国家地理:Blood Diamond: Africa 血钻(在线收听

There's a disturbing side to the diamond trade--- the traffic of conflict diamonds, otherwise known as blood diamonds. This is Freetown, the capital of Sierra Leone on the West African coast, a country still emerging from ten years of war. During that war, it was held by rebel forces--- rebels who use diamonds to finance their rebellion.

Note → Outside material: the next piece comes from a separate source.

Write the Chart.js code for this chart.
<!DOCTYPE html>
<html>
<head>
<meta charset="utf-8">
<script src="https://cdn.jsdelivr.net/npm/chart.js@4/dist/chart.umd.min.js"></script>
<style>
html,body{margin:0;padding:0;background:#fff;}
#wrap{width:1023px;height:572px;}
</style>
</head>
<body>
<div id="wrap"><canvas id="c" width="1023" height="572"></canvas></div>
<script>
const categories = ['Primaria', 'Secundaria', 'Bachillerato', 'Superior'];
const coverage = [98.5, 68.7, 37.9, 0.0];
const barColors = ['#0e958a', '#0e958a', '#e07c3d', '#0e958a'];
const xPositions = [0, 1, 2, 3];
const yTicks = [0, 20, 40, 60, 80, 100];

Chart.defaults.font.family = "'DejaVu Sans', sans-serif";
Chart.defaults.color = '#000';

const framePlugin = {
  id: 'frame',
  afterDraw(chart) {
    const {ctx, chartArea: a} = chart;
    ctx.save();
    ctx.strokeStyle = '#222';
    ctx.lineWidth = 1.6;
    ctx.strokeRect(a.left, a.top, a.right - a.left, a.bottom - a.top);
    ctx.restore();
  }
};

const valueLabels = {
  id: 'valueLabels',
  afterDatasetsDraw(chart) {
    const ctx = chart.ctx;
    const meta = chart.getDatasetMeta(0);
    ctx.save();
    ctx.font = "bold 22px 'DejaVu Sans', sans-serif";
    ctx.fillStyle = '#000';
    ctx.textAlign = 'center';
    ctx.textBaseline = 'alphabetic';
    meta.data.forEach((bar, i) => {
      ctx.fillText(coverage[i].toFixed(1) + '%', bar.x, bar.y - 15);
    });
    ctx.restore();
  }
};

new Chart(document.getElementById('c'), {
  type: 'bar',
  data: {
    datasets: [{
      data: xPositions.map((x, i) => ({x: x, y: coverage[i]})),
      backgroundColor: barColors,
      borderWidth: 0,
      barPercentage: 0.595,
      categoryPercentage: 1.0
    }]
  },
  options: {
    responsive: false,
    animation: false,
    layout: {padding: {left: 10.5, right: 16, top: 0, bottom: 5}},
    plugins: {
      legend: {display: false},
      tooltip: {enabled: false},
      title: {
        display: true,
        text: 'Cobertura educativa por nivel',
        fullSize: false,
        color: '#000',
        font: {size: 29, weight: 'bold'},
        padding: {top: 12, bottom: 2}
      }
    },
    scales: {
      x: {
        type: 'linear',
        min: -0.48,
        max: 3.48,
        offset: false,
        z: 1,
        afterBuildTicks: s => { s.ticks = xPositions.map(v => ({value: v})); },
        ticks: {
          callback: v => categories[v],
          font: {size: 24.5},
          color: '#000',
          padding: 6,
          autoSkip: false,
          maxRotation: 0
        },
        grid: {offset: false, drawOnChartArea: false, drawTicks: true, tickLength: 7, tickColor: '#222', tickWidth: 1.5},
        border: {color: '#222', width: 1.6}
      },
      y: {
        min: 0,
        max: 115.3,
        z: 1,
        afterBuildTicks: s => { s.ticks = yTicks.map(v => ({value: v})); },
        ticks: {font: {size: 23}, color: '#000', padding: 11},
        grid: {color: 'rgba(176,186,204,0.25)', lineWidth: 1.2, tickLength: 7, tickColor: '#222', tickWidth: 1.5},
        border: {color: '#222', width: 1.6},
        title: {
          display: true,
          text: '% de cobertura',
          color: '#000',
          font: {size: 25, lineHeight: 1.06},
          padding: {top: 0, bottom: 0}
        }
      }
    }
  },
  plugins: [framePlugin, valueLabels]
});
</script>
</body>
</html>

The war started with rebel forces trying to overthrow a corrupt government, but quickly descended into a terror campaign with amputation used as a weapon--- thousands of people were killed and maimed as the rebels maintained their tenacious hold on the diamond fields, using the gems to buy more guns. Rebels forced men, women and children to dig for diamonds at gunpoint. These diamonds were then smuggled into the world markets. There, they were cut and polished, disappearing into the legal supply, sold like any other gem to consumers who had no idea they'd been paid for originally in blood. Diamonds from Angola and the Democratic Republic of Congo joined the illegal exodus.

It doesn't look like much, but this is the Sierra Leone's government diamond office--- the new frontline of the fight against blood diamonds. Every gem in this room is supposed to be legal. Lawrence Myers who runs this office understands the danger blood diamonds posed to the industry. Thousands of diamonds pass through this office every week and every so often, a spectacular one shows up, like the stone that came through yesterday.
"That stone would vary from 1 million to 1.5 million."

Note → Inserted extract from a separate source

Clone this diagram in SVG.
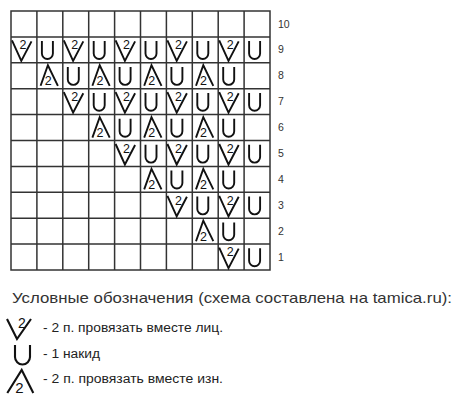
<svg xmlns="http://www.w3.org/2000/svg" xmlns:xlink="http://www.w3.org/1999/xlink" width="460" height="407" viewBox="0 0 460 407">
<style>
.grid{fill:none;stroke:#333;stroke-width:1.5}
.sym{fill:none;stroke:#111;stroke-width:1.9;stroke-linejoin:miter}
.lsym{fill:none;stroke:#111;stroke-width:2.1}
.two{font-family:"Liberation Sans",Arial,sans-serif;font-size:12.5px;fill:#111;text-anchor:middle}
.num{font-family:"Liberation Sans",Arial,sans-serif;font-size:10.5px;fill:#333}
.ttl{font-family:"Liberation Sans",Arial,sans-serif;font-size:15px;fill:#333}
.leg{font-family:"Liberation Sans",Arial,sans-serif;font-size:12.5px;fill:#222}
</style>
<defs>
<path id="v" class="sym" d="M1,3.5 L10.3,24 L20.5,4.5"/>
<path id="a" class="sym" d="M3.7,23 L11,2.5 L21,23"/>
<path id="u" class="sym" d="M5,4.2 V16.6 A5.5,5.5 0 0 0 16,16.6 V4.2"/>
</defs>
<rect width="460" height="407" fill="#fff"/>
<g id="grid">
<rect class="grid" x="11" y="11" width="259" height="259"/>
<path class="grid" d="M36.9,11V270M62.8,11V270M88.7,11V270M114.6,11V270M140.5,11V270M166.4,11V270M192.3,11V270M218.2,11V270M244.1,11V270M11,36.9H270M11,62.8H270M11,88.7H270M11,114.6H270M11,140.5H270M11,166.4H270M11,192.3H270M11,218.2H270M11,244.1H270"/>
</g>
<g id="row-numbers">
<text class="num" x="278" y="27.5">10</text>
<text class="num" x="278" y="53.4">9</text>
<text class="num" x="278" y="79.3">8</text>
<text class="num" x="278" y="105.2">7</text>
<text class="num" x="278" y="131.1">6</text>
<text class="num" x="278" y="157">5</text>
<text class="num" x="278" y="182.9">4</text>
<text class="num" x="278" y="208.8">3</text>
<text class="num" x="278" y="234.7">2</text>
<text class="num" x="278" y="260.6">1</text>
</g>
<g id="row9">
<use xlink:href="#v" x="11" y="36.9"/><text class="two" x="23" y="49.2">2</text>
<use xlink:href="#u" x="36.9" y="36.9"/>
<use xlink:href="#v" x="62.8" y="36.9"/><text class="two" x="74.8" y="49.2">2</text>
<use xlink:href="#u" x="88.7" y="36.9"/>
<use xlink:href="#v" x="114.6" y="36.9"/><text class="two" x="126.6" y="49.2">2</text>
<use xlink:href="#u" x="140.5" y="36.9"/>
<use xlink:href="#v" x="166.4" y="36.9"/><text class="two" x="178.4" y="49.2">2</text>
<use xlink:href="#u" x="192.3" y="36.9"/>
<use xlink:href="#v" x="218.2" y="36.9"/><text class="two" x="230.2" y="49.2">2</text>
<use xlink:href="#u" x="244.1" y="36.9"/>
</g>
<g id="row8">
<use xlink:href="#a" x="36.9" y="62.8"/><text class="two" x="48.2" y="85.3">2</text>
<use xlink:href="#u" x="62.8" y="62.8"/>
<use xlink:href="#a" x="88.7" y="62.8"/><text class="two" x="100" y="85.3">2</text>
<use xlink:href="#u" x="114.6" y="62.8"/>
<use xlink:href="#a" x="140.5" y="62.8"/><text class="two" x="151.8" y="85.3">2</text>
<use xlink:href="#u" x="166.4" y="62.8"/>
<use xlink:href="#a" x="192.3" y="62.8"/><text class="two" x="203.6" y="85.3">2</text>
<use xlink:href="#u" x="218.2" y="62.8"/>
</g>
<g id="row7">
<use xlink:href="#v" x="62.8" y="88.7"/><text class="two" x="74.8" y="101">2</text>
<use xlink:href="#u" x="88.7" y="88.7"/>
<use xlink:href="#v" x="114.6" y="88.7"/><text class="two" x="126.6" y="101">2</text>
<use xlink:href="#u" x="140.5" y="88.7"/>
<use xlink:href="#v" x="166.4" y="88.7"/><text class="two" x="178.4" y="101">2</text>
<use xlink:href="#u" x="192.3" y="88.7"/>
<use xlink:href="#v" x="218.2" y="88.7"/><text class="two" x="230.2" y="101">2</text>
<use xlink:href="#u" x="244.1" y="88.7"/>
</g>
<g id="row6">
<use xlink:href="#a" x="88.7" y="114.6"/><text class="two" x="100" y="137.1">2</text>
<use xlink:href="#u" x="114.6" y="114.6"/>
<use xlink:href="#a" x="140.5" y="114.6"/><text class="two" x="151.8" y="137.1">2</text>
<use xlink:href="#u" x="166.4" y="114.6"/>
<use xlink:href="#a" x="192.3" y="114.6"/><text class="two" x="203.6" y="137.1">2</text>
<use xlink:href="#u" x="218.2" y="114.6"/>
</g>
<g id="row5">
<use xlink:href="#v" x="114.6" y="140.5"/><text class="two" x="126.6" y="152.8">2</text>
<use xlink:href="#u" x="140.5" y="140.5"/>
<use xlink:href="#v" x="166.4" y="140.5"/><text class="two" x="178.4" y="152.8">2</text>
<use xlink:href="#u" x="192.3" y="140.5"/>
<use xlink:href="#v" x="218.2" y="140.5"/><text class="two" x="230.2" y="152.8">2</text>
<use xlink:href="#u" x="244.1" y="140.5"/>
</g>
<g id="row4">
<use xlink:href="#a" x="140.5" y="166.4"/><text class="two" x="151.8" y="188.9">2</text>
<use xlink:href="#u" x="166.4" y="166.4"/>
<use xlink:href="#a" x="192.3" y="166.4"/><text class="two" x="203.6" y="188.9">2</text>
<use xlink:href="#u" x="218.2" y="166.4"/>
</g>
<g id="row3">
<use xlink:href="#v" x="166.4" y="192.3"/><text class="two" x="178.4" y="204.6">2</text>
<use xlink:href="#u" x="192.3" y="192.3"/>
<use xlink:href="#v" x="218.2" y="192.3"/><text class="two" x="230.2" y="204.6">2</text>
<use xlink:href="#u" x="244.1" y="192.3"/>
</g>
<g id="row2">
<use xlink:href="#a" x="192.3" y="218.2"/><text class="two" x="203.6" y="240.7">2</text>
<use xlink:href="#u" x="218.2" y="218.2"/>
</g>
<g id="row1">
<use xlink:href="#v" x="218.2" y="244.1"/><text class="two" x="230.2" y="256.4">2</text>
<use xlink:href="#u" x="244.1" y="244.1"/>
</g>
<g id="legend">
<text class="ttl" x="12" y="303" textLength="440" lengthAdjust="spacingAndGlyphs">Условные обозначения (схема составлена на tamica.ru):</text>
<path class="lsym" d="M7,319 L17,339 L31,319"/>
<text class="two" x="22" y="328" style="font-size:14px">2</text>
<text class="leg" x="43" y="332" textLength="180" lengthAdjust="spacingAndGlyphs">- 2 п. провязать вместе лиц.</text>
<path class="lsym" d="M15,345 V357 A7.5,7.5 0 0 0 30,357 V345"/>
<text class="leg" x="43" y="358" textLength="57" lengthAdjust="spacingAndGlyphs">- 1 накид</text>
<path class="lsym" d="M7.3,393 L21.7,370 L33.3,393"/>
<text class="two" x="19.5" y="392.5" style="font-size:15px">2</text>
<text class="leg" x="43" y="383" textLength="180" lengthAdjust="spacingAndGlyphs">- 2 п. провязать вместе изн.</text>
</g>
</svg>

It's already on its way to Belgium--- the largest diamond exported from Sierra Leone in ten years at least legally. Weighing in at 110 carats, it's the size of a golf ball and worth about a million dollars in its rough state. After it's been cut and polished, it will be sold for about five times that amount. But for the government of Sierra Leone, the diamond will earn a mere 30,000 dollars in export taxes. That's not very much. But many diamond traders in the country choose not to pay any taxes at all. About 40% go through the official channels. 60% of diamonds are smuggled--- 70 to 75 million.

This untamed jungle shelters a rich and fertile land, but there's almost no sign of agriculture. Farmers abandoned these fields long ago--- many to dig for diamonds, no fences, no guards, no industrial machinery. Twenty feet beneath these men is a diamond-rich gravel bed. To get to it, tons of earth have to be moved, a shovelful at a time. Ex-rebels work side by side with the civilians they once terrorized. Most of these men dig all day, every day, 365 days a year.

"Century ago, diamonds have been part of their life. They dream diamonds, they eat diamonds, they think diamonds. Wherever you go, you talk about diamonds."
"I buy house. I buy motorcar. I do the job for my people."

Whether they are large or small, diamonds from these mines feed the same pipeline that once trafficked the blood diamonds. There are up to a million miners in Sierra Leone, and only a thousand of them have licenses. It's like the Wild West, a place that obeys its own laws, because all it takes is one big stone to change a person's life, for better or for worse.